Tick, Tick Boom explodes with musical energy

Broadway legends explode with life in Tick, Tick…Boom!, the new musical from Lin-Manuel Miranda of Hamilton fame. Miranda, already a legend himself at age 41, pays tribute to one of his inspirations, the playwright Jonathan Larson, who reached mythic proportions by tragically dying before seeing his play Rent open on Broadway and win both the Tony and Pulitzer Prize. No spoiler alert here, Tick, Tick Boom! lets audiences in on the tragedy right away before turning the story over to Larson’s own recounting of creating a stage musical.

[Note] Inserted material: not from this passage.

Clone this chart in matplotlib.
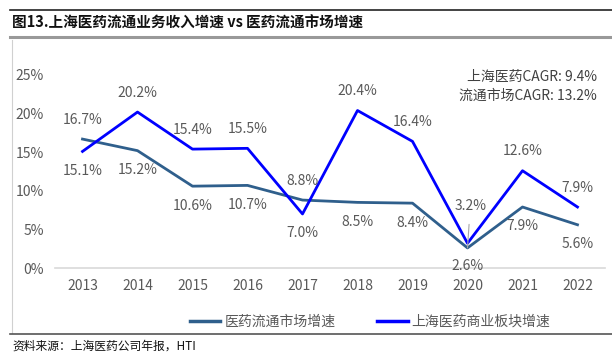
import matplotlib.pyplot as plt
from matplotlib.lines import Line2D

plt.rcParams['font.family'] = ['Noto Sans CJK SC', 'DejaVu Sans']

years = ['2013', '2014', '2015', '2016', '2017', '2018', '2019', '2020', '2021', '2022']
market = [16.7, 15.2, 10.6, 10.7, 8.8, 8.5, 8.4, 2.6, 7.9, 5.6]
shpharma = [15.1, 20.2, 15.4, 15.5, 7.0, 20.4, 16.4, 3.2, 12.6, 7.9]
# label side: +1 above, -1 below
market_pos = [1, -1, -1, -1, 1, -1, -1, -1, -1, -1]
sh_pos = [-1, 1, 1, 1, -1, 1, 1, 1, 1, 1]
yticks = [0, 5, 10, 15, 20, 25]

c_market = '#2F5F8C'
c_sh = '#0000FF'
grey = '#595959'

fig = plt.figure(figsize=(6.12, 3.55), dpi=100)
ax = fig.add_axes([55/612, 87/355, 550/612, 193/355])
x = list(range(len(years)))
ax.plot(x, market, color=c_market, lw=2.0, label='医药流通市场增速')
ax.plot(x, shpharma, color=c_sh, lw=2.0, label='上海医药商业板块增速')

for i in x:
    if i == 7:
        continue
    ax.annotate(f'{market[i]:.1f}%', (i, market[i]), xytext=(0, 14 * market_pos[i]),
                textcoords='offset points', ha='center', va='center', fontsize=10, color=grey)
    ax.annotate(f'{shpharma[i]:.1f}%', (i, shpharma[i]), xytext=(0, 14 * sh_pos[i]),
                textcoords='offset points', ha='center', va='center', fontsize=10, color=grey)
ax.annotate(f'{market[7]:.1f}%', (7, market[7]), xytext=(0, -13),
            textcoords='offset points', ha='center', va='center', fontsize=10, color=grey)
ax.annotate(f'{shpharma[7]:.1f}%', (7, market[7]), xytext=(2, 30),
            textcoords='offset points', ha='center', va='center', fontsize=10, color=grey,
            arrowprops=dict(arrowstyle='-', color='#A6A6A6', lw=0.8, shrinkA=6, shrinkB=0))

ax.set_xlim(-0.5, len(years) - 0.5)
ax.set_ylim(0, 25)
ax.set_xticks(x)
ax.set_xticklabels(years)
ax.set_yticks(yticks)
ax.set_yticklabels([f'{v}%' for v in yticks])
ax.tick_params(length=0, labelsize=10, labelcolor=grey, pad=8)
for s in ['top', 'right', 'left']:
    ax.spines[s].set_visible(False)
ax.spines['bottom'].set_color('#D9D9D9')
ax.spines['bottom'].set_linewidth(1.2)

ax.text(0.985, 1.025, '上海医药CAGR: 9.4%\n流通市场CAGR: 13.2%', transform=ax.transAxes,
        ha='right', va='top', fontsize=10, color='#404040', linespacing=1.4)

fig.legend(handles=[Line2D([], [], color=c_market, lw=2.5), Line2D([], [], color=c_sh, lw=2.5)],
           labels=['医药流通市场增速', '上海医药商业板块增速'], loc='center', ncol=2,
           bbox_to_anchor=(370/612, 1 - 322/355), frameon=False, fontsize=10,
           labelcolor=grey, handlelength=2.2, columnspacing=3, handletextpad=0.3)

# frame lines
fig.add_artist(Line2D([10/612, 1], [1 - 9.5/355] * 2, color='#222222', lw=1.2))
fig.add_artist(Line2D([10/612, 1], [1 - 36.5/355] * 2, color='#999999', lw=2.2))
fig.add_artist(Line2D([11.5/612] * 2, [1 - 40/355, 1 - 333/355], color='#D0D0D0', lw=0.8))
fig.add_artist(Line2D([10/612, 1], [1 - 333.5/355] * 2, color='#555555', lw=1.2))

fig.text(12/612, 1 - 23/355, '图13.上海医药流通业务收入增速 vs 医药流通市场增速',
         ha='left', va='center', fontsize=10.5, fontweight='bold', color='#111111')
fig.text(12/612, 1 - 346/355, '资料来源：上海医药公司年报，HTI',
         ha='left', va='center', fontsize=8.5, color='#111111')

fig.savefig('out.png', dpi=100)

Based on what Larson called a “musical monologue” he performed before Rent opened, Tick, Tick Boom! initially ran in 1993 as a small-scale show three years before Rent opened and transformed the Broadway musical by putting rock songs into a story featuring both high culture inspiration from the opera La Boehme and headline dominating issues like AIDS. This in turn encouraged Miranda’s career, and he celebrates his inspirational source by mounting a high-end, cinematic interpretation of Larson’s lesser-known work.

With an ear for music and eye for visuals, Miranda succeeds in preserving the source material’s stage roots while pushing forward into the energy and movement required by cinema. In Miranda’s hands, this goes beyond the simplistic idea of merely switching action into real locations. Cutting between scenes on a simply lit stage to indoor and outdoor spaces, he lets characters stretch out with energetic dance steps and costume changes impossible to imitate in the confines of a Broadway theater.

One highlight comes with a tribute to another Broadway master, Steven Sondheim, whose classics include Sunday in the Park with George. Simply called “Sunday,” the song brings cameos from such musical legends as Chita Rivera, Bernadette Peters, Bebe Neuwirth plus Miranda and a couple of his Hamilton cohorts. Taking the center spotlight, Andrew Garfield shows musical chops he never revealed as one of the many screen Spiderman guys and gives a rounded performance perfectly suited to Larson’s stage persona. With action focusing on the creative process more than strict biography or fantasy tales, Tick, Tick…Boom! delivers a fun romp for fans of Broadway and its musical tradition. Designed for release in cinemas, the movie screens on Netflix.